On the domestic scene, Dr Johnson Asiama said that prices of Ghana’s major export commodities traded mixed on the international commodities market in early 2025.
He said “Gold prices crossed the US$3,000 per fine ounce on March 14, 2025, on account of heightened economic uncertainty triggered by the trade and geopolitical tensions, persistent inflation, and weakening US dollar.”
In February 2025, he said, gold prices averaged US$2,897.3 per fine ounce, indicating a year-on-year growth of 9.7 percent. Similarly, crude oil prices recorded a marginal annual growth of 2.4 percent to settle at an average price of US$74.95 per barrel.
Cocoa prices, however, declined by 8.5 percent driven by improving supply outlook for the current 2024/25 season, Dr Asiama stated.
In the banking sector, Dr Asiama said that banks’ performance continued to improve.
Total bank assets recorded 34.0 percent growth at the end of February 2025 relative to 12.1 percent growth, in the same period last year, he said.

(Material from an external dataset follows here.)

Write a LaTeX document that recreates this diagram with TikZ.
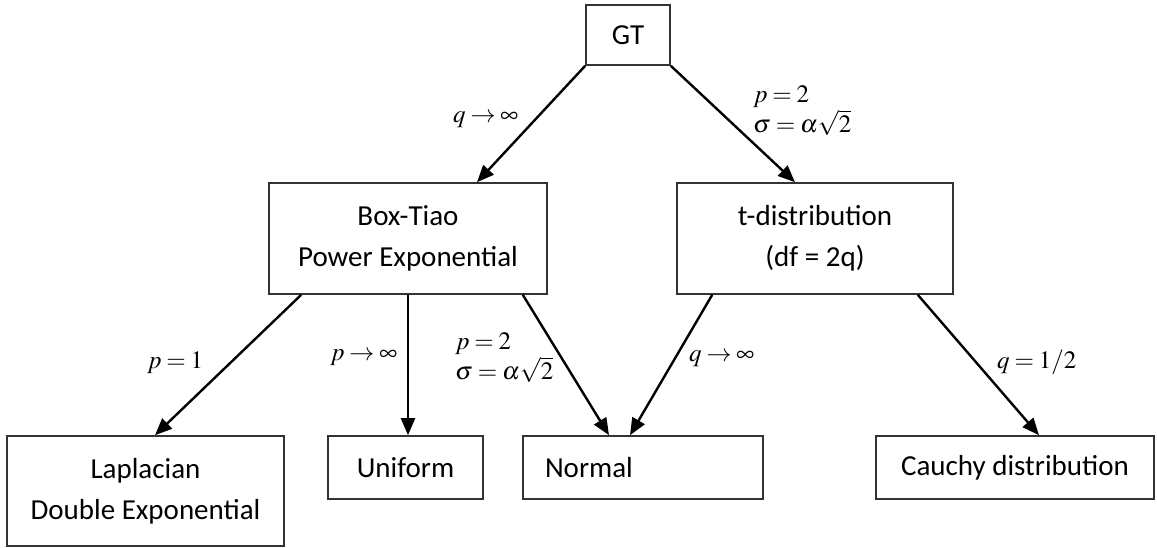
\documentclass[tikz,border=0pt]{standalone}
\usepackage{mathptmx}
\usepackage[no-math]{fontspec}
\setmainfont{Carlito}
\usetikzlibrary{arrows.meta}
\begin{document}
\thickmuskip=3.5mu plus 2mu\relax
\begin{tikzpicture}[x=1pt,y=-1pt,
  box/.style={draw=black!80, line width=1.6pt, inner sep=0pt, align=center,
    font=\fontsize{29}{41}\selectfont},
  arr/.style={draw=black, line width=2.4pt,
    -{Triangle[length=17pt,width=14pt]}},
  lab/.style={inner sep=0pt, align=left,
    font=\fontsize{25}{30}\selectfont}]
\useasboundingbox (0,0) rectangle (1157,547);
% nodes
\node[box, minimum width=84pt, minimum height=60pt] (gt) at (628,35) {GT};
\node[box, minimum width=278pt, minimum height=111pt] (bt) at (408,238.5) {Box-Tiao\\Power Exponential};
\node[box, minimum width=276pt, minimum height=111pt] (td) at (815,238.5) {t-distribution\\(df = 2q)};
\node[box, minimum width=277pt, minimum height=110pt] (lap) at (145.5,491) {Laplacian\\Double Exponential};
\node[box, minimum width=155pt, minimum height=63pt] (uni) at (405.5,467.5) {Uniform};
\node[box, minimum width=240pt, minimum height=63pt, text width=196pt, align=left] (nor) at (643,467.5) {Normal};
\node[box, minimum width=278pt, minimum height=63pt] (cau) at (1015,467.5) {Cauchy distribution};
% connectors
\draw[arr] (gt.south west) -- ([xshift=69pt]bt.north);
\draw[arr] (gt.south east) -- ([xshift=-20pt]td.north);
\draw[arr] ([xshift=33pt]bt.south west) -- ([xshift=9.5pt]lap.north);
\draw[arr] (bt.south) -- (bt.south |- uni.north);
\draw[arr] ([xshift=-25pt]bt.south east) -- ([xshift=-34pt]nor.north);
\draw[arr] ([xshift=36pt]td.south west) -- ([xshift=-13pt]nor.north);
\draw[arr] ([xshift=-36pt]td.south east) -- ([xshift=24pt]cau.north);
% labels
\node[lab, anchor=base west] (l1) at (453,122) {$q\rightarrow\infty$};
\node[lab, anchor=west] (l2) at (753,111) {$p=2$\\$\sigma=\alpha\sqrt{2}$};
\node[lab, anchor=base west] (l3) at (147,368) {$p=1$};
\node[lab, anchor=base west] (l4) at (330,360) {$p\rightarrow\infty$};
\node[lab, anchor=west] (l5) at (455,358) {$p=2$\\$\sigma=\alpha\sqrt{2}$};
\node[lab, anchor=base west] (l6) at (689,361) {$q\rightarrow\infty$};
\node[lab, anchor=base west] (l7) at (997,368) {$q=1/2$};
\end{tikzpicture}
\end{document}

Read Also: Global inflation is expected to remain high in the near-term – BoG Boss
“Without reliefs, CAR was 12.1 percent. The industry’s Non-Performing Loan (NPL) ratio declined to 22.6 percent in February 2025 from 24.6 percent in February 2024. Excluding the loans in the loss category, which are fully provisioned, the NPL ratio as at end-February 2025 was 8.9 percent,” he said.
Dr Asiama further stated that overall, the Financial Soundness Indicators showed broad improvements in asset growth, solvency, liquidity, efficiency, and profitability.
.The fiscal policy stance was more expansionary than expected in 2024. The 2024 fiscal deficit, on commitment basis, was 7.9 percent of GDP against a target of 3.8 percent of GDP, on the back of higher expenditures than target.
“This notwithstanding, early indications from banking sector data suggest some improvements in fiscal performance in early 2025.
“This, along with the commitment to fiscal consolidation presented in the 2025 budget, should support the fiscal outlook. Also, the ratio of public debt declined supported by the debt restructuring,” he said.
Dr Asiama also said that private sector credit is beginning to show signs of recovery.
In February 2025, he said, private sector credit recorded 26.9 percent annual growth, compared with 5.1 percent in February 2024. In real terms, he added, credit growth was 3.1 percent, compared with a decline of 14.7 percent in February 2024.